In what feels like a throwback to an ’80s movie montage, they do some actual research at the public library and learn of the Saint’s sad and violent past. Now that they know what he is, they feel better equipped to figure out what he wants.

“Sokosha” is the first time we get to see Jesse, Tulip, and Cassidy getting along as if nothing was wrong. They share the wierdest, most sugar coma inducing pancakes over breakfast while laughing about their plans for the day. Cassidy’s suggestion about getting shot in the chest (for money) gets a hard pass from everyone else, but no one except Jesse seems interested in looking for God. Though the mention of the lounge singer does get Tulip’s attention.

Ruth Negga Dominic Cooper Joseph Gilgun Preacher Sokosha
Photo Credit: Michele K. Short/AMC/Sony Pictures Television

Everyone is vulnerable in this episode, even the Saint of Killers; who is a man so terrifying that even Hell fears him. Watching the crew learn about his history is tedious because we already know the story, but seeing him change once he has a soul was well worth the wait. This is a big departure from the comics even though Jesse does eventually get the Saint to change course.

This takes a page from the procedural cop drama playbook, which is a nice departure from Preacher‘s usual fly by the seat of the pants approach to solving problems. The audience doesn’t quite know what the trap is, even after its sprung, but Jesse’s confidence when he’s face-to-face with the Saint makes us believe he knows what he’s doing. And when Genesis finally cracks the Saint’s facade, the smirk on Jesse’s face is all too satisfying.

Photo Credit: Michele K. Short/AMC/Sony Pictures Television

Even more shocking that Cassidy finally coming clean that Dennis is his son is just how raw Tulip is in this episode. She wears all of her emotions, not just the ones she wants people to see. She’s really and truly nervous, maybe even scared, that Jesse won’t meet the Saint’s demands and that this could be the end for all of them. In the first season, this would have seemed out of character for the ballsy brawler. However, after seeing into the past with “Dallas,” it’s good to see so many layers to her dynamic character.

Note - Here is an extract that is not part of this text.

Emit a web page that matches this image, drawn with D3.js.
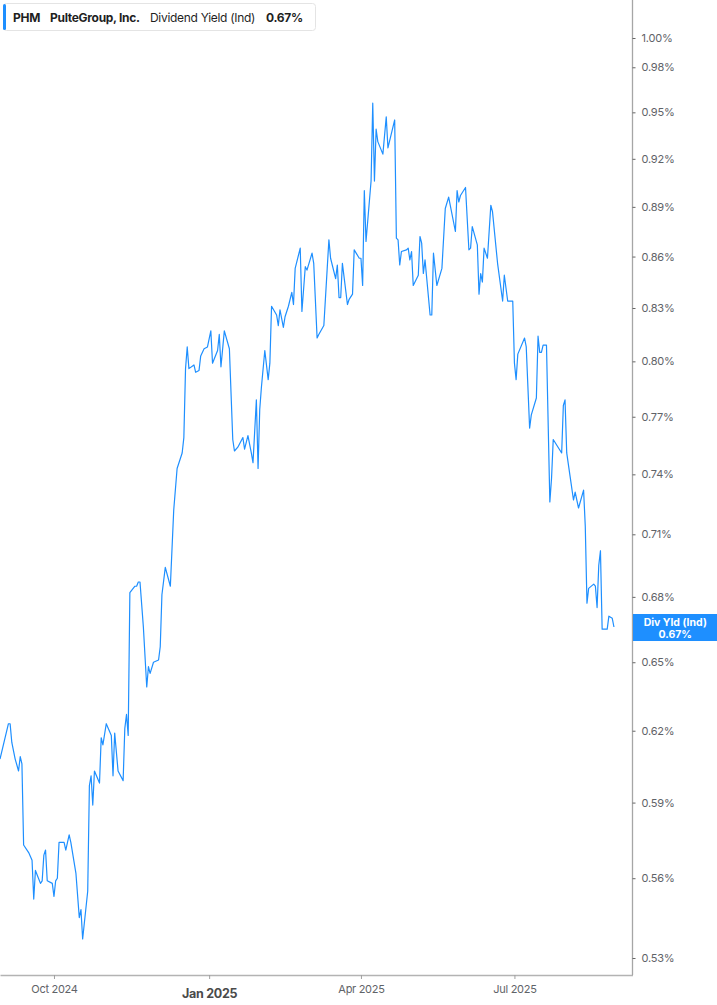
<!DOCTYPE html>
<html>
<head>
<meta charset="utf-8">
<script src="https://cdn.jsdelivr.net/npm/d3@7"></script>
<style>
  html, body { margin: 0; padding: 0; background: #fff; }
  svg { display: block; font-family: Inter, "Noto Sans", sans-serif; }
</style>
</head>
<body>
<div id="container"></div>
<script>
// series: trading days counted from 30 Aug 2024, dividend yield in %
const startDate = new Date(2024, 7, 30)
const endDate = new Date(2025, 8, 9)

const days = [
  0, 5, 6, 7, 9, 11, 12, 13, 14, 17,
  19, 20, 21, 24, 25, 26, 27, 28, 31, 32,
  33, 34, 35, 38, 39, 41, 42, 45, 47, 48,
  49, 52, 53, 54, 55, 56, 59, 60, 61, 63,
  66, 67, 68, 70, 73, 74, 75, 76, 77, 80,
  81, 82, 83, 85, 87, 88, 89, 91, 94, 95,
  96, 98, 101, 103, 105, 108, 109, 110, 111, 112,
  115, 116, 118, 119, 121, 123, 125, 126, 129, 130,
  131, 133, 136, 138, 139, 141, 144, 145, 147, 149,
  150, 152, 153, 154, 155, 157, 159, 160, 161, 164,
  165, 166, 168, 169, 171, 173, 174, 175, 178, 179,
  181, 182, 185, 186, 188, 189, 192, 194, 195, 196,
  199, 200, 201, 202, 203, 206, 207, 209, 210, 213,
  214, 215, 216, 217, 220, 221, 222, 223, 224, 227,
  229, 230, 234, 235, 236, 237, 238, 241, 242, 243,
  244, 245, 248, 249, 250, 251, 252, 255, 256, 257,
  259, 262, 264, 266, 270, 271, 272, 273, 276, 278,
  279, 280, 283, 284, 285, 286, 287, 289, 291, 292,
  295, 298, 299, 301, 304, 305, 306, 307, 311, 312,
  314, 315, 318, 319, 320, 321, 322, 324, 326, 327,
  328, 333, 334, 335, 336, 338, 340, 341, 343, 346,
  347, 348, 349, 352, 353, 354, 355, 356, 357, 360,
  361, 363, 364
]

const yieldPct = [
  0.608, 0.623, 0.623, 0.615, 0.608, 0.603, 0.609, 0.606, 0.573, 0.570,
  0.567, 0.552, 0.563, 0.558, 0.559, 0.569, 0.571, 0.559, 0.558, 0.553,
  0.559, 0.560, 0.574, 0.574, 0.571, 0.577, 0.574, 0.562, 0.545, 0.548,
  0.537, 0.555, 0.597, 0.601, 0.589, 0.603, 0.598, 0.617, 0.614, 0.623,
  0.618, 0.601, 0.619, 0.603, 0.599, 0.621, 0.627, 0.618, 0.682, 0.685,
  0.685, 0.687, 0.687, 0.666, 0.639, 0.648, 0.645, 0.650, 0.651, 0.657,
  0.681, 0.694, 0.685, 0.722, 0.743, 0.751, 0.759, 0.796, 0.808, 0.796,
  0.798, 0.794, 0.795, 0.803, 0.807, 0.808, 0.817, 0.799, 0.806, 0.815,
  0.797, 0.817, 0.807, 0.758, 0.752, 0.754, 0.759, 0.753, 0.760, 0.751,
  0.746, 0.779, 0.743, 0.774, 0.786, 0.806, 0.790, 0.799, 0.831, 0.826,
  0.820, 0.829, 0.819, 0.825, 0.831, 0.839, 0.832, 0.853, 0.865, 0.828,
  0.854, 0.852, 0.862, 0.856, 0.813, 0.815, 0.820, 0.853, 0.870, 0.859,
  0.847, 0.855, 0.836, 0.836, 0.856, 0.832, 0.835, 0.838, 0.864, 0.859,
  0.859, 0.843, 0.900, 0.869, 0.906, 0.956, 0.906, 0.939, 0.931, 0.923,
  0.947, 0.927, 0.945, 0.871, 0.870, 0.855, 0.863, 0.864, 0.865, 0.858,
  0.863, 0.843, 0.849, 0.872, 0.868, 0.850, 0.858, 0.826, 0.826, 0.862,
  0.843, 0.853, 0.889, 0.896, 0.875, 0.900, 0.893, 0.897, 0.902, 0.864,
  0.865, 0.878, 0.867, 0.838, 0.850, 0.845, 0.865, 0.859, 0.891, 0.887,
  0.856, 0.834, 0.849, 0.834, 0.834, 0.799, 0.790, 0.804, 0.813, 0.808,
  0.764, 0.771, 0.780, 0.814, 0.805, 0.805, 0.809, 0.809, 0.726, 0.738,
  0.758, 0.751, 0.776, 0.779, 0.751, 0.739, 0.727, 0.731, 0.723, 0.732,
  0.714, 0.677, 0.684, 0.686, 0.685, 0.675, 0.695, 0.702, 0.665, 0.665,
  0.671, 0.670, 0.666
]

const yTicks = [1.00, 0.98, 0.95, 0.92, 0.89, 0.86, 0.83, 0.80, 0.77, 0.74, 0.71, 0.68, 0.65, 0.62, 0.59, 0.56, 0.53]
const xTickDates = ["2024-10-01", "2025-01-01", "2025-04-01", "2025-07-01"]
const xTickLabels = ["Oct 2024", "Jan 2025", "Apr 2025", "Jul 2025"]

const ticker = "PHM"
const company = "PulteGroup, Inc."
const metric = "Dividend Yield (Ind)"
const lastLabel = "0.67%"
const calloutTitle = "Div Yld (Ind)"

const width = 717
const height = 1005
const plotRight = 632.5
const plotBottom = 975
const blue = "#1e8fff"

const data = days.map((d, i) => ({date: d3.timeDay.offset(startDate, d), v: yieldPct[i]}))

const svg = d3.create("svg")
    .attr("width", width)
    .attr("height", height)

const x = d3.scaleTime()
    .domain([startDate, endDate])
    .range([0, plotRight])

const y = d3.scaleLog()
    .domain([0.53, 1.00])
    .range([958, 38])

// x axis
const parse = d3.timeParse("%Y-%m-%d")
const xAxis = svg.append("g")
    .attr("transform", `translate(0, ${plotBottom})`)
    .call(d3.axisBottom(x)
        .tickValues(xTickDates.map(parse))
        .tickFormat((d, i) => xTickLabels[i])
        .tickSize(4)
        .tickSizeOuter(0)
        .tickPadding(6))

xAxis.select(".domain").attr("stroke", "#b3b3b3").attr("stroke-width", 1.6)
xAxis.selectAll(".tick line").attr("stroke", "#a0a0a0")
xAxis.selectAll(".tick text")
    .attr("fill", "#5f6368")
    .attr("font-size", 11)
    .attr("font-family", "Inter, sans-serif")
    .style("letter-spacing", "-0.3px")
xAxis.selectAll(".tick text")
    .filter((d, i) => i === 1)
    .attr("font-weight", "bold")
    .attr("font-size", 12.5)
    .attr("fill", "#4a4a4a")
    .attr("dy", "1.0em")

// y axis on the right
svg.append("line")
    .attr("x1", plotRight).attr("x2", plotRight)
    .attr("y1", 0).attr("y2", plotBottom)
    .attr("stroke", "#a6a6a6")
    .attr("stroke-width", 1.3)

const yAxis = svg.append("g")
    .attr("transform", `translate(${plotRight}, 0)`)
    .call(d3.axisRight(y)
        .tickValues(yTicks)
        .tickFormat(d => d.toFixed(2) + "%")
        .tickSize(3)
        .tickPadding(6))

yAxis.select(".domain").remove()
yAxis.selectAll(".tick line").attr("stroke", "#666")
yAxis.selectAll(".tick text")
    .attr("fill", "#5f6368")
    .attr("font-size", 11)
    .attr("font-family", "Inter, sans-serif")
    .style("letter-spacing", "-0.2px")

// the series
const line = d3.line()
    .x(d => x(d.date))
    .y(d => y(d.v))

svg.append("path")
    .datum(data)
    .attr("fill", "none")
    .attr("stroke", blue)
    .attr("stroke-width", 1.2)
    .attr("stroke-linejoin", "round")
    .attr("d", line)

// last value callout
const last = data[data.length - 1]
const callout = svg.append("g")
    .attr("transform", `translate(${plotRight + 0.5}, ${y(last.v) - 13})`)

callout.append("rect")
    .attr("width", width - plotRight)
    .attr("height", 27)
    .attr("fill", blue)

callout.append("text")
    .attr("x", (width - plotRight) / 2)
    .attr("y", 11.5)
    .attr("text-anchor", "middle")
    .attr("fill", "#fff")
    .attr("font-size", 10.5)
    .attr("font-weight", "bold")
    .text(calloutTitle)

callout.append("text")
    .attr("x", (width - plotRight) / 2)
    .attr("y", 23.5)
    .attr("text-anchor", "middle")
    .attr("fill", "#fff")
    .attr("font-size", 10.5)
    .attr("font-weight", "bold")
    .text(lastLabel)

// legend box, top left
const legend = svg.append("g")

legend.append("rect")
    .attr("x", 3.5).attr("y", 3.5)
    .attr("width", 312).attr("height", 27)
    .attr("rx", 3)
    .attr("fill", "#fff")
    .attr("stroke", "#e4e4e4")

legend.append("rect")
    .attr("x", 3).attr("y", 4)
    .attr("width", 3).attr("height", 26)
    .attr("rx", 1.5)
    .attr("fill", blue)

const legendText = legend.append("text")
    .attr("y", 21.5)
    .attr("font-size", 12)
    .attr("fill", "#1f1f1f")
    .style("letter-spacing", "-0.3px")

legendText.append("tspan").attr("x", 13).attr("font-weight", "bold").text(ticker)
legendText.append("tspan").attr("x", 50).attr("font-weight", "bold").text(company)
legendText.append("tspan").attr("x", 150).text(metric)
legendText.append("tspan").attr("x", 266).attr("font-weight", "bold").text(lastLabel)

document.querySelector("#container").appendChild(svg.node())
</script>
</body>
</html>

Dominic Cooper Preacher Seaons 2 Sokosha
Photo Credit: Michele K. Short/AMC/Sony Pictures Television

Preacher just wouldn’t be itself if there wasn’t something over-the-top happening. When Jesse high-tails it to the Voodoo house to buy a soul, he slips into his old self without skipping a beat, and even name drops his mother’s maiden name, L’Angell, which is a family that still carries a lot of clout in town. He made the decision to step back into what he called, “the family business,” but something tells us that whole toeing the line thing won’t work for him. And the fact that he dumped the Saint in Angelville has to mean we’re not done with Jesse’s past just yet.

Dominic Cooper Jesse Custer Preacher Sokosha
Photo Credit: Michele K. Short/AMC/Sony Pictures Television

Of course, there’s also the matter of Jesse having stolen hundreds of millions of dollars in souls from the “Happy Soul Go Go” Japanese company. We have no other context about them except that they pushed all the other soul takers out of the market. Unless, of course, this is part of Herr Starr’s larger plan? Or is the Japanese company a front for Jesse’s family in Angelville? Hopefully we’ll find out one way or the other soon.

It was great to see that everyone has a breaking point, and it will be interesting to see who is able to push which buttons moving forward.